I'm new to this npt setup so im not sure if i did everything the right way. I setup a 20g tank 4 days ago using Miracle Grow Organic Choice Potting Soil 2'' and black sand from petco 1'' it's seen my water keep turning yellow the next day after i water change, I did like 75% water change everyday so does anyone know why my water keep turning yellow the next day? i even put my aquaclear filter on too.


----------



## The Trigger (Apr 23, 2012)

I don't use soil based substrates, but does the soil contain peat? peat tends to stain the water a yellowish brown. Also makes the water more acidic.


----------



## vicky (Feb 18, 2010)

Welcome to APC. 

Do you have any wood in the tank? Keep in mind that the color won't hurt the fish, and they may even appreciate it. With enough water changes it will eventually lessen, but sometimes that takes a while - depending on the wood or amount of peat.

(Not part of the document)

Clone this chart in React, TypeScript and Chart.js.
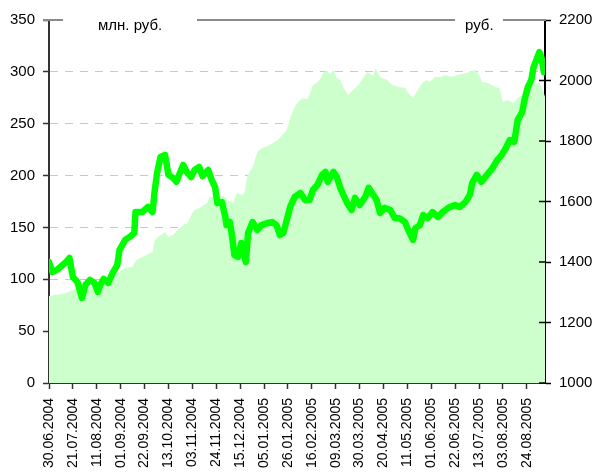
import React, { useEffect, useRef } from "react";
import { Chart, registerables } from "chart.js";

Chart.register(...registerables);

const tickLabels = [
  "30.06.2004", "21.07.2004", "11.08.2004", "01.09.2004", "22.09.2004", "13.10.2004",
  "03.11.2004", "24.11.2004", "15.12.2004", "05.01.2005", "26.01.2005", "16.02.2005",
  "09.03.2005", "30.03.2005", "20.04.2005", "11.05.2005", "01.06.2005", "22.06.2005",
  "13.07.2005", "03.08.2005", "24.08.2005",
];

// days since 30.06.2004 — price (rub., right axis)
const lineDays = [
  0, 3, 7, 11, 15, 18, 21, 25, 29, 32,
  36, 40, 43, 45, 48, 52, 56, 60, 62, 67,
  71, 75, 76, 82, 84, 87, 91, 93, 95, 98,
  102, 105, 109, 112, 115, 118, 121, 125, 128, 132,
  135, 140, 143, 146, 148, 152, 155, 156, 159, 161,
  163, 166, 169, 173, 175, 179, 183, 187, 192, 196,
  200, 203, 206, 209, 212, 216, 221, 225, 229, 232,
  236, 240, 243, 245, 250, 253, 256, 258, 262, 266,
  269, 273, 278, 281, 285, 288, 291, 295, 300, 304,
  308, 313, 315, 320, 322, 326, 329, 333, 337, 342,
  346, 351, 357, 361, 366, 370, 372, 376, 380, 385,
  390, 394, 398, 402, 405, 409, 412, 416, 418, 421,
  424, 426, 429, 431, 433, 435,
];
const lineValues = [
  1400, 1367, 1374, 1387, 1400, 1413, 1350, 1334, 1281, 1324,
  1341, 1331, 1301, 1324, 1344, 1331, 1364, 1390, 1440, 1473,
  1483, 1496, 1565, 1565, 1572, 1582, 1565, 1638, 1694, 1747,
  1754, 1688, 1678, 1665, 1694, 1721, 1698, 1681, 1704, 1714,
  1684, 1704, 1671, 1648, 1595, 1598, 1549, 1522, 1532, 1483,
  1423, 1417, 1463, 1400, 1496, 1532, 1506, 1522, 1529, 1532,
  1522, 1489, 1496, 1539, 1582, 1615, 1628, 1605, 1605, 1638,
  1655, 1688, 1698, 1665, 1698, 1681, 1645, 1628, 1595, 1572,
  1612, 1588, 1615, 1645, 1622, 1605, 1562, 1579, 1572, 1545,
  1545, 1532, 1512, 1473, 1512, 1522, 1555, 1545, 1565, 1549,
  1565, 1579, 1588, 1582, 1598, 1622, 1661, 1688, 1665, 1688,
  1711, 1737, 1754, 1780, 1803, 1797, 1869, 1896, 1936, 1979,
  2002, 2045, 2074, 2094, 2074, 2028,
];

// days since 30.06.2004 — volume (mln rub., left axis)
const areaDays = [
  0, 5, 11, 17, 21, 25, 32, 40, 49, 55,
  61, 67, 73, 77, 82, 87, 91, 93, 98, 102,
  105, 109, 113, 118, 122, 126, 128, 134, 139, 141,
  146, 150, 155, 157, 162, 165, 170, 172, 174, 177,
  179, 183, 187, 192, 197, 201, 205, 209, 212, 216,
  219, 223, 227, 229, 232, 235, 238, 241, 244, 247,
  250, 253, 256, 260, 263, 267, 272, 276, 280, 285,
  287, 291, 297, 302, 308, 313, 315, 320, 323, 328,
  332, 335, 339, 344, 348, 354, 359, 367, 374, 377,
  381, 386, 392, 396, 399, 403, 408, 412, 416, 418,
  425, 431, 434, 436,
];
const areaValues = [
  83.9, 84.9, 85.8, 87.8, 89.7, 90.6, 91.6, 93.5, 96.4, 99.3,
  107.0, 110.9, 111.9, 118.6, 121.5, 124.4, 126.3, 137.9, 142.7, 145.6,
  140.8, 142.7, 147.5, 152.4, 154.3, 163.9, 166.8, 169.7, 173.6, 179.4,
  179.4, 181.3, 179.4, 176.5, 173.6, 183.2, 181.3, 184.2, 198.6, 205.4,
  207.3, 222.8, 226.6, 228.5, 231.4, 234.3, 239.2, 244.0, 255.5, 266.2,
  271.0, 274.8, 273.9, 277.7, 287.4, 289.3, 292.2, 298.9, 301.8, 298.0,
  301.8, 294.1, 292.2, 282.5, 277.7, 282.5, 287.4, 294.1, 299.9, 296.0,
  303.8, 295.1, 292.2, 287.4, 285.4, 284.5, 280.6, 274.8, 280.6, 289.3,
  292.2, 290.3, 295.1, 295.1, 297.0, 295.1, 297.0, 298.9, 301.8, 298.9,
  290.3, 289.3, 285.4, 284.5, 271.0, 272.9, 270.0, 274.8, 277.7, 280.6,
  287.4, 289.3, 282.5, 276.0,
];

const leftTitle = "млн. руб.";
const rightTitle = "руб.";
const xMaxDay = 436;

const FONT = "'Liberation Sans', Arial, sans-serif";

function dayOffset(label: string): number {
  const [d, m, y] = label.split(".").map(Number);
  const [d0, m0, y0] = tickLabels[0].split(".").map(Number);
  return Math.round((Date.UTC(y, m - 1, d) - Date.UTC(y0, m0 - 1, d0)) / 86400000);
}
const tickDays = tickLabels.map(dayOffset);

const decorPlugin = {
  id: "decor",
  afterDraw(chart: any) {
    const { ctx, chartArea } = chart;
    const yTop = chart.scales.y.getPixelForValue(350);
    ctx.save();
    // inward ticks on right axis
    ctx.strokeStyle = "#000";
    ctx.lineWidth = 1.5;
    chart.scales.y1.ticks.forEach((t: any) => {
      const py = chart.scales.y1.getPixelForValue(t.value);
      ctx.beginPath();
      ctx.moveTo(chartArea.right - 6, py);
      ctx.lineTo(chartArea.right, py);
      ctx.stroke();
    });
    // top line
    ctx.strokeStyle = "#8a8a8a";
    ctx.lineWidth = 2;
    ctx.beginPath();
    ctx.moveTo(chartArea.left - 6, yTop);
    ctx.lineTo(chartArea.right + 1, yTop);
    ctx.stroke();
    ctx.fillStyle = "#fff";
    ctx.fillRect(chartArea.left + 14, yTop - 3, 134, 6);
    ctx.fillRect(chartArea.right - 90, yTop - 3, 48, 6);
    ctx.fillStyle = "#000";
    ctx.font = "15px " + FONT;
    ctx.textBaseline = "alphabetic";
    ctx.textAlign = "left";
    ctx.fillText(leftTitle, chartArea.left + 49, yTop + 10);
    ctx.fillText(rightTitle, chartArea.right - 80, yTop + 10);
    ctx.restore();
  },
};

export default function App() {
  const ref = useRef<HTMLCanvasElement>(null);
  useEffect(() => {
    document.body.style.margin = "0";
    if (!ref.current) return;
    Chart.defaults.font.family = FONT;
    Chart.defaults.font.size = 15;
    Chart.defaults.color = "#000";
    const chart = new Chart(ref.current, {
      type: "line",
      data: {
        datasets: [
          {
            label: "price",
            data: lineDays.map((d, i) => ({ x: d, y: lineValues[i] })),
            yAxisID: "y1",
            borderColor: "#00ff00",
            borderWidth: 6.5,
            borderJoinStyle: "round",
            borderCapStyle: "round",
            pointRadius: 0,
            fill: false,
            tension: 0,
            order: 0,
          },
          {
            label: "volume",
            data: areaDays.map((d, i) => ({ x: d, y: areaValues[i] })),
            yAxisID: "y",
            borderWidth: 0,
            borderColor: "rgba(0,0,0,0)",
            backgroundColor: "#ccffcc",
            pointRadius: 0,
            fill: "origin",
            tension: 0,
            order: 1,
          },
        ],
      },
      options: {
        responsive: false,
        animation: false,
        layout: { padding: { top: 20, left: 0, right: 0, bottom: 0 } },
        plugins: { legend: { display: false }, tooltip: { enabled: false } },
        scales: {
          x: {
            type: "linear",
            min: 0,
            max: xMaxDay,
            afterBuildTicks: (s: any) => {
              s.ticks = tickDays.map((v) => ({ value: v }));
            },
            afterFit: (s: any) => {
              s.height = 91;
            },
            ticks: {
              autoSkip: false,
              maxRotation: 90,
              minRotation: 90,
              padding: 9,
              font: { size: 14 },
              callback: (_v: any, i: number) => tickLabels[i],
            },
            grid: { drawOnChartArea: false, tickLength: 6, tickColor: "#333", tickWidth: 1.5 },
            border: { color: "#333", width: 2 },
          },
          y: {
            position: "left",
            min: 0,
            max: 350,
            afterFit: (s: any) => {
              s.width = 49;
            },
            ticks: { stepSize: 50, padding: 8, callback: (v: any) => String(v) },
            grid: { color: "#c8c8c8", lineWidth: 1, tickLength: 6, tickColor: "#333", tickWidth: 1.5 },
            border: { color: "#333", width: 2, dash: [8, 7] },
          },
          y1: {
            position: "right",
            min: 1000,
            max: 2200,
            afterFit: (s: any) => {
              s.width = 49;
            },
            ticks: { stepSize: 200, padding: 8, callback: (v: any) => String(v) },
            grid: { drawOnChartArea: false, tickLength: 6, tickColor: "#000", tickWidth: 1.5 },
            border: { color: "#000", width: 2 },
          },
        },
      },
      plugins: [decorPlugin],
    });
    return () => chart.destroy();
  }, []);
  return (
    <div style={{ width: 594, height: 474 }}>
      <canvas ref={ref} width={594} height={474} />
    </div>
  );
}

Your soil layer is a bit deeper than recommended. Make sure you have some heavy root feeding plants, like a couple swords. But in a 20 they will need a fair amount of pruning to stay manageable. The soil should release CO2 bubbles - this is normal. But if the releasing gas smells like rotten eggs (sulpher) you need to take more action. Keep a skewer or stick handy to poke holes in the substrate and release the gas if it starts going anaerobic. To effectively use that much soil you need a *lot* of plants. This is a bigger concern than the water color. 

Good luck and keep posting.


----------



## vangster (May 10, 2012)

it contain peat moss so i don't know if that the same as peat.


----------



## vangster (May 10, 2012)

@vicky yes, i have a dirtwood in there which i take out from my other tank. so far i have like 5 different plant in there. i have hygrophila difformis, hygrophila corymbosa stricta, jeva fern, java moss which is tie around the dirtwood, and argentine sword. also i just added 2 snail yesterday and both seen to be runing around fine in there. my water is not smells at all.


----------



## DerekFF (Nov 21, 2011)

That soil will stain the water for a while as there is peat and poo in it

Sent from my DROIDX using Tapatalk 2


----------



## mudboots (Jun 24, 2009)

I've had pleasant results doing a mineralization process with organic based substrates. You lose a LOT of the volume, but you also lose a lot of the things you don't necessarily want, but keep enough of the remainder to have CO2 gassing out while the organics naturally build up in the system.


----------



## vangster (May 10, 2012)

because of the color of the water yellowise brown im scared to add fish in there so i will keep do 75% water change everyday and hoping it will go away in the next coupe week. The snails seen to be ok in there so maybe fish will be fine too but just a little too scared to add it cuzz those galazy rasbora fish cost me too much money. 25buck for 5...


----------



## vicky (Feb 18, 2010)

Ammonia and nitrites will harm your fish, but the tannins that color the water will not. Test for ammonia, nitrites, nitrates and pH. I've had healthy fish in water so dark I could hardly see them. Some driftwood releases an amazing amount of tannins. You might try removing the driftwood to a bucket of water for a few days to see if the color is coming from the wood or the soil.


----------



## vangster (May 10, 2012)

thanks for the reply i will this it


----------



## vangster (May 10, 2012)

just redo my tank yesterday. this time i put 1'' soil and 1'' sand and also take out any little wood chips in the soil so far the water is super clean.


----------



## vangster (May 10, 2012)

got another problem with water turning yellowise agian. here the problem if i dont turn on my aquaclear 30 filter the water is crystal clear for a week but if i turn on the filter and let it run for over night the next day the water is yellowise brown. anyone with this problem?


----------